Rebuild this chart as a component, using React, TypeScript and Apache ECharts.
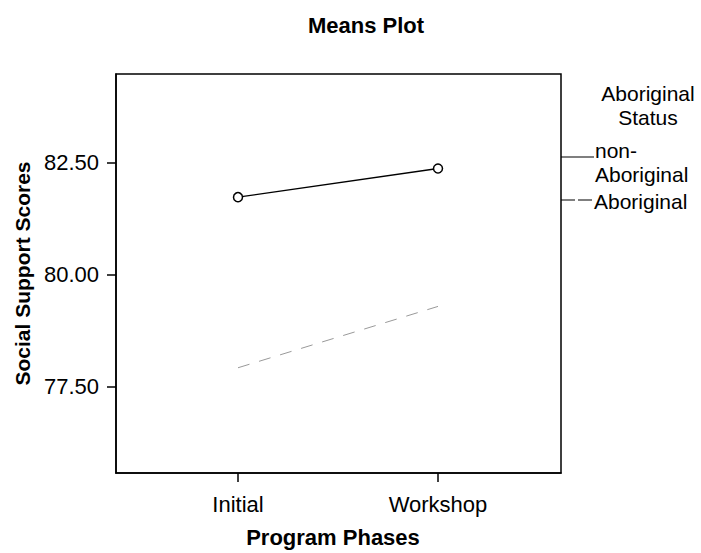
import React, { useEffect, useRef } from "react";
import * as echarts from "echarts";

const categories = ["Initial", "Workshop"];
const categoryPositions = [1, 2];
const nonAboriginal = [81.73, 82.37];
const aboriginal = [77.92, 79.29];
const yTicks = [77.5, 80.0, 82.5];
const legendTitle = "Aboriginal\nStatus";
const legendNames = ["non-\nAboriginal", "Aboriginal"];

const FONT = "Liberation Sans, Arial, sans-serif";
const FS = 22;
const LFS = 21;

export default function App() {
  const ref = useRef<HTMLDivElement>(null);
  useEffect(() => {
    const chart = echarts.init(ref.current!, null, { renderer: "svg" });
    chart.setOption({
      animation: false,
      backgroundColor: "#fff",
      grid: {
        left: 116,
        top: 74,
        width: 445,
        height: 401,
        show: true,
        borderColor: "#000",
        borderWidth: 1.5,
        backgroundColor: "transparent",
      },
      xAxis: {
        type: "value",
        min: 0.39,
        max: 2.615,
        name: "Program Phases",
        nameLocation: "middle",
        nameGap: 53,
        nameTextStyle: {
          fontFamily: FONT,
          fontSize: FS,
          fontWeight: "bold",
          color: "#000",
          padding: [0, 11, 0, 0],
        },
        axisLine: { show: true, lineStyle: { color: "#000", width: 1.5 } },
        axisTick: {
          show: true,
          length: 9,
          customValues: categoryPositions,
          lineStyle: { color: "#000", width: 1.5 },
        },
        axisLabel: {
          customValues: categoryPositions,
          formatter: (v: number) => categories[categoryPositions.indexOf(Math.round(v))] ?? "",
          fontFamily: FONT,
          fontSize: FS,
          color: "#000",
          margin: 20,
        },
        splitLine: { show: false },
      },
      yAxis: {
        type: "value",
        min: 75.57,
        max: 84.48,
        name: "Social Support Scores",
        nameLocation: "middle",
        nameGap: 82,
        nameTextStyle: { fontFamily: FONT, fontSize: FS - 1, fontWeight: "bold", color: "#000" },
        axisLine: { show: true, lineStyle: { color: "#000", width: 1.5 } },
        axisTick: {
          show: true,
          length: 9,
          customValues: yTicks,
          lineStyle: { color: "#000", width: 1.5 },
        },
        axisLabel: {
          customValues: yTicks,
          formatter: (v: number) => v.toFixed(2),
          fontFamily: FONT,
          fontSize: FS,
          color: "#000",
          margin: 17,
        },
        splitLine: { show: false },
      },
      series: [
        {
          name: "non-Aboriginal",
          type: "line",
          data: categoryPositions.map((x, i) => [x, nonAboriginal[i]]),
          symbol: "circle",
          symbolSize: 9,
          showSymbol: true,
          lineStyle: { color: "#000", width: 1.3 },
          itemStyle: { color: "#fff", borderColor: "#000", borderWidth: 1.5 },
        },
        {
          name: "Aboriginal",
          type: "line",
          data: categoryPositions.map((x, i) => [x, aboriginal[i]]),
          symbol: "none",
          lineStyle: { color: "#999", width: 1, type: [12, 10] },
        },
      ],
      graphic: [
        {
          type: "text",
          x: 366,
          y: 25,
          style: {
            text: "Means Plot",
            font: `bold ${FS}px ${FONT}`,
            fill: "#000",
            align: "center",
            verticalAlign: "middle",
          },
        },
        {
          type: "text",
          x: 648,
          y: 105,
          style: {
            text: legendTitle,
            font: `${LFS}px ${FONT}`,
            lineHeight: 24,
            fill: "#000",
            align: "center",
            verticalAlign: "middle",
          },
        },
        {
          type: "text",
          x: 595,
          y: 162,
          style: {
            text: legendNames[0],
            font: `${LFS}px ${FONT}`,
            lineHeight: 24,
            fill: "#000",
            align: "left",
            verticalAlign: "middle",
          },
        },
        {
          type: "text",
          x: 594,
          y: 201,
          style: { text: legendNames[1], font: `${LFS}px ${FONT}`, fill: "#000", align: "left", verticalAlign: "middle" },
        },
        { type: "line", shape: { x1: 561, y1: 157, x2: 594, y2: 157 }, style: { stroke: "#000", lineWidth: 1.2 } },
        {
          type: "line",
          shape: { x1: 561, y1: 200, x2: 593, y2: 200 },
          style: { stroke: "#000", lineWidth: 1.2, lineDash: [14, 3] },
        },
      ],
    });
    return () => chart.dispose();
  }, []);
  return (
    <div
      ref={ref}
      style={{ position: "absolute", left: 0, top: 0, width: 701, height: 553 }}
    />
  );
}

□ □ □ □

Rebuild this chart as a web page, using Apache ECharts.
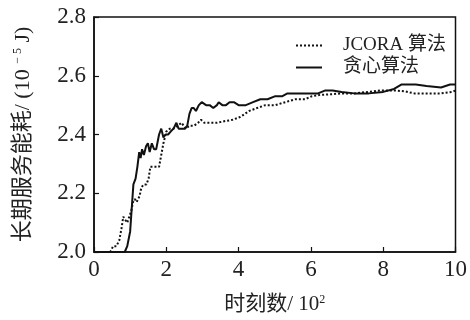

□ □ □ □

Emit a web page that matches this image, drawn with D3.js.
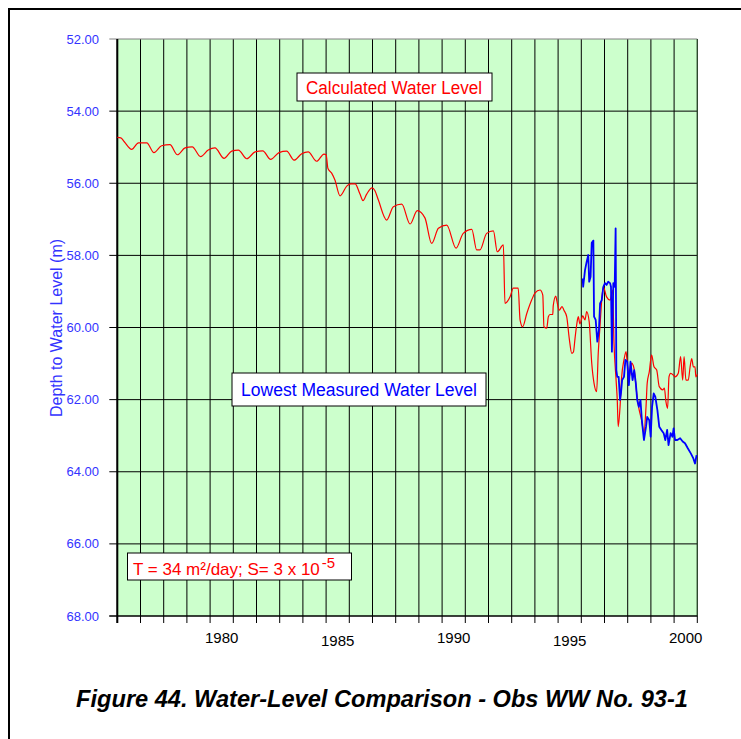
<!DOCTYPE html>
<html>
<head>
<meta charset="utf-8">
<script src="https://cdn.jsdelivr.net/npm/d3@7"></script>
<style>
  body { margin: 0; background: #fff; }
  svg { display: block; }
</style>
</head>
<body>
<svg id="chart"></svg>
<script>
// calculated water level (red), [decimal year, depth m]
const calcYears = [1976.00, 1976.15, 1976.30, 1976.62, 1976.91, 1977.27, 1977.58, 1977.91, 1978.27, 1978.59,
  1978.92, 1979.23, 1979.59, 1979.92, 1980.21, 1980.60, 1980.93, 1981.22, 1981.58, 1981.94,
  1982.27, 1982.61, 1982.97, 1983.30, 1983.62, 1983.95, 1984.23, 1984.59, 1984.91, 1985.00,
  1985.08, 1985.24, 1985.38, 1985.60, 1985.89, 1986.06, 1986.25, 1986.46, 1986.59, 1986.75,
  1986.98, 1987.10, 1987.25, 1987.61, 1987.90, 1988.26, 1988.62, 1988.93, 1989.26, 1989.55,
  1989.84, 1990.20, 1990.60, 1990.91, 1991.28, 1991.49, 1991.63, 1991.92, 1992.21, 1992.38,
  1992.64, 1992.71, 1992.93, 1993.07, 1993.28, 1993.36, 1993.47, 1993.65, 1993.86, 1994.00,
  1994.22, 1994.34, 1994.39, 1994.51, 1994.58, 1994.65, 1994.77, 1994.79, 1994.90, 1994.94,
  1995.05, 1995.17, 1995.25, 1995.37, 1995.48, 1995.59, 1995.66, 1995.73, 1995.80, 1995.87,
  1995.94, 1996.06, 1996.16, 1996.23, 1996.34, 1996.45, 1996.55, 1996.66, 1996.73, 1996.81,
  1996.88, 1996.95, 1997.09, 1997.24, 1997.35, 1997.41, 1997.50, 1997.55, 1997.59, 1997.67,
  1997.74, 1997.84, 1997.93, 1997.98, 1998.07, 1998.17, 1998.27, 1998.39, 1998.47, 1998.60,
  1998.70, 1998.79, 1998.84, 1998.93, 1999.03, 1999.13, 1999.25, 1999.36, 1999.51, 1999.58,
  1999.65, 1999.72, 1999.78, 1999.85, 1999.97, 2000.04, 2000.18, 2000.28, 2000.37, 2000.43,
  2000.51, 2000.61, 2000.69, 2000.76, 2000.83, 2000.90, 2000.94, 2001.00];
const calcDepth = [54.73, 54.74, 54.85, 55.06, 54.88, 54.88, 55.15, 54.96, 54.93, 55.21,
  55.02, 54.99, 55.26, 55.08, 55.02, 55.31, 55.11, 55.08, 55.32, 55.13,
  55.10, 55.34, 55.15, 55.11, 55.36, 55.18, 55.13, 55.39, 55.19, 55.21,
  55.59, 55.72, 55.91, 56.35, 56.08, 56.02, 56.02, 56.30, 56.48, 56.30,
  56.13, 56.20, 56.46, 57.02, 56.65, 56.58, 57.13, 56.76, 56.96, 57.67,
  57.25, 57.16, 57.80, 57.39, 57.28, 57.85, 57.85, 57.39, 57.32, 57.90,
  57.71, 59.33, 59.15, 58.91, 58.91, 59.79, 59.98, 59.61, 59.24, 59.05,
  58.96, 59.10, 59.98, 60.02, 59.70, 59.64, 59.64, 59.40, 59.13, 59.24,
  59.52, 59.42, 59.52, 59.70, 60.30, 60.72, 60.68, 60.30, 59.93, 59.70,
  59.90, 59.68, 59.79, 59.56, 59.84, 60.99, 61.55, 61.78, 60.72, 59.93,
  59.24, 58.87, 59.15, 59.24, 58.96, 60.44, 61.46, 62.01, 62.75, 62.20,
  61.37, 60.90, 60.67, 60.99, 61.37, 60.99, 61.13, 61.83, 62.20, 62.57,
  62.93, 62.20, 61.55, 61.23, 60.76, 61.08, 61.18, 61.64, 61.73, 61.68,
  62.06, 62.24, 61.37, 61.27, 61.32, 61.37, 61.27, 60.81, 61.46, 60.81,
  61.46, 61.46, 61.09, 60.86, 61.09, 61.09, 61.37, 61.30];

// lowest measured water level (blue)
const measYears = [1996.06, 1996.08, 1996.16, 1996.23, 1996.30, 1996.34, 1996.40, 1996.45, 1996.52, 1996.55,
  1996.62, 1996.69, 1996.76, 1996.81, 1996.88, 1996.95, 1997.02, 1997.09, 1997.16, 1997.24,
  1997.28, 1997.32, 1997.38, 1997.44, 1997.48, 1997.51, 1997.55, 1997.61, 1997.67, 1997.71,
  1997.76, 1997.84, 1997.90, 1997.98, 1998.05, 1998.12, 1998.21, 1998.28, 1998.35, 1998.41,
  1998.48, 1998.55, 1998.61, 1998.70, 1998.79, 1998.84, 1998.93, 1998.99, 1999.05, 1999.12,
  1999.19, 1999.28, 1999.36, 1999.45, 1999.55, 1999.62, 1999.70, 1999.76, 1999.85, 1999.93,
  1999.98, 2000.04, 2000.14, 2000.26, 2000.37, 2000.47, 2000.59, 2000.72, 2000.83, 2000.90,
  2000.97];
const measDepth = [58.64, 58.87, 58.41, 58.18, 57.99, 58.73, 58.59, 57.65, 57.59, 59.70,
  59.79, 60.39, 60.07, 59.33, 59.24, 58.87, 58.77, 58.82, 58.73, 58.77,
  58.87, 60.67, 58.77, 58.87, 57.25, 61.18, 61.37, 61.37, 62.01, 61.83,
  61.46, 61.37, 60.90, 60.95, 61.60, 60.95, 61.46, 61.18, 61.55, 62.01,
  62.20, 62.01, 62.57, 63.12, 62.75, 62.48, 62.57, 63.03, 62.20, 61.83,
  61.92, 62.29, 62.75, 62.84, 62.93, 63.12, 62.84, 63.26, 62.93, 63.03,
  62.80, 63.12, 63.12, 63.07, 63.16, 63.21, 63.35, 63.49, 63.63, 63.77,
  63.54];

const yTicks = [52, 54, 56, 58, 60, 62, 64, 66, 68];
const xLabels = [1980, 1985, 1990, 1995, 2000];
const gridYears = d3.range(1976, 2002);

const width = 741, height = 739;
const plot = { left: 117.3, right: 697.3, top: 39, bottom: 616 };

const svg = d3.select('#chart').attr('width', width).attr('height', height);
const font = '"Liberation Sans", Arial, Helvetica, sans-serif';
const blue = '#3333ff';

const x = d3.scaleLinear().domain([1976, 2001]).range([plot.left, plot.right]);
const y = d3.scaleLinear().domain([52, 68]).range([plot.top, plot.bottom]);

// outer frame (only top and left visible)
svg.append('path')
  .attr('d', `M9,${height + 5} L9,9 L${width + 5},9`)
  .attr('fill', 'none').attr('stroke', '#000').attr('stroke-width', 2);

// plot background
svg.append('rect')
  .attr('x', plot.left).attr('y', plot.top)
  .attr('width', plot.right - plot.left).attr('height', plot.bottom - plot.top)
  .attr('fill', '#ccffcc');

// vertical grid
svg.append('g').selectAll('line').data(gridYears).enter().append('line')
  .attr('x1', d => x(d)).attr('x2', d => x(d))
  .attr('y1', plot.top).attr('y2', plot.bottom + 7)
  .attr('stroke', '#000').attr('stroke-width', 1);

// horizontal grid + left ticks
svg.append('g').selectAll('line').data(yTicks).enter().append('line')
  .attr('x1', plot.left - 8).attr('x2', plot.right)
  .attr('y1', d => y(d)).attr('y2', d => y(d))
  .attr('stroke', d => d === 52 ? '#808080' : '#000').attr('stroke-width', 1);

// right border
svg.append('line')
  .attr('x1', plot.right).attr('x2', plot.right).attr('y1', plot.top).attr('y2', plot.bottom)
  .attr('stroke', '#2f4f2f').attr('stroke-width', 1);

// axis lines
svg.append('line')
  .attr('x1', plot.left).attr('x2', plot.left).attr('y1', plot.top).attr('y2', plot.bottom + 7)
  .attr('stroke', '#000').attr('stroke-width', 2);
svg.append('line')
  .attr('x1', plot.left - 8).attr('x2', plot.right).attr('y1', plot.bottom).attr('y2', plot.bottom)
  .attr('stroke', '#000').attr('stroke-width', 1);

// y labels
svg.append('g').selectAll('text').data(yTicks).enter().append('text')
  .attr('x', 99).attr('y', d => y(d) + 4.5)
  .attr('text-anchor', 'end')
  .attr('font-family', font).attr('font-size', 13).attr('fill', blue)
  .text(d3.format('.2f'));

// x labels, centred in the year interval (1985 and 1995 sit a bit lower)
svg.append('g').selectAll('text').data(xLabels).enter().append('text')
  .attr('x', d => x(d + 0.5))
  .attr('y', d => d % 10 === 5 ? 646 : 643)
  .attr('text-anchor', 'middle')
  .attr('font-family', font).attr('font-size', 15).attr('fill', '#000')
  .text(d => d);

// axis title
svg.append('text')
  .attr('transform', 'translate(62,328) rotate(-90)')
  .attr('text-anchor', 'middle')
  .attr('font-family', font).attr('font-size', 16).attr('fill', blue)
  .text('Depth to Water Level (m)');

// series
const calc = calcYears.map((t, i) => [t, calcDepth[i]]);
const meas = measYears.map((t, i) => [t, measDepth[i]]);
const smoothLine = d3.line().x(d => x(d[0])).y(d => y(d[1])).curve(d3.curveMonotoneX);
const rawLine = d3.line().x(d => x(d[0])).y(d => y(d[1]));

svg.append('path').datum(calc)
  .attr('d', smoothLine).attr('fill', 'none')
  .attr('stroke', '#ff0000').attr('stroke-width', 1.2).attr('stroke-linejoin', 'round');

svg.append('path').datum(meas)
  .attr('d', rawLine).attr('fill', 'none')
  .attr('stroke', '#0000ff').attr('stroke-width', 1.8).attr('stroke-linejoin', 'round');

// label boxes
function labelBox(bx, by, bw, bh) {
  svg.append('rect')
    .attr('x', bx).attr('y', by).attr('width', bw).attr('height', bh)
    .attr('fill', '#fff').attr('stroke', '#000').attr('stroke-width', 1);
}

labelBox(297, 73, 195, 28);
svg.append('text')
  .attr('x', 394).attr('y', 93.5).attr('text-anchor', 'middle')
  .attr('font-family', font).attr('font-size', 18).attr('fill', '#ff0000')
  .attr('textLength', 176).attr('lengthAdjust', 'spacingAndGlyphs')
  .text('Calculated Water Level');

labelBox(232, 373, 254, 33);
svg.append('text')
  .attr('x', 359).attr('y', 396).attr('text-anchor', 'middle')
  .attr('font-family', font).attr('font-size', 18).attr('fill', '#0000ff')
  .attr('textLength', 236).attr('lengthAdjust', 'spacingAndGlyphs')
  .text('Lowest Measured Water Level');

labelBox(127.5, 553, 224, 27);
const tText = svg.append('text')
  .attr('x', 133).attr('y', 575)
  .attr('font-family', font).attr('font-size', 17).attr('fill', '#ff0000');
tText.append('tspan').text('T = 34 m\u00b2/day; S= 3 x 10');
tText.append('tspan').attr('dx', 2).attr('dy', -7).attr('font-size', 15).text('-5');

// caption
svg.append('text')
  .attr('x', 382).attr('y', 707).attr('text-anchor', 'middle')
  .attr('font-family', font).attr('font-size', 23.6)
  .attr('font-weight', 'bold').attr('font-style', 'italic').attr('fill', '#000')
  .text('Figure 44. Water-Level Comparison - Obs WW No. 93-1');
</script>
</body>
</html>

□ □ □ □

From the entries above, copy every line containing the word "Apache".

## [Response for this exercise]
Rebuild this chart as a component, using React, TypeScript and Apache ECharts.
Rebuild this chart as a web page, using Apache ECharts.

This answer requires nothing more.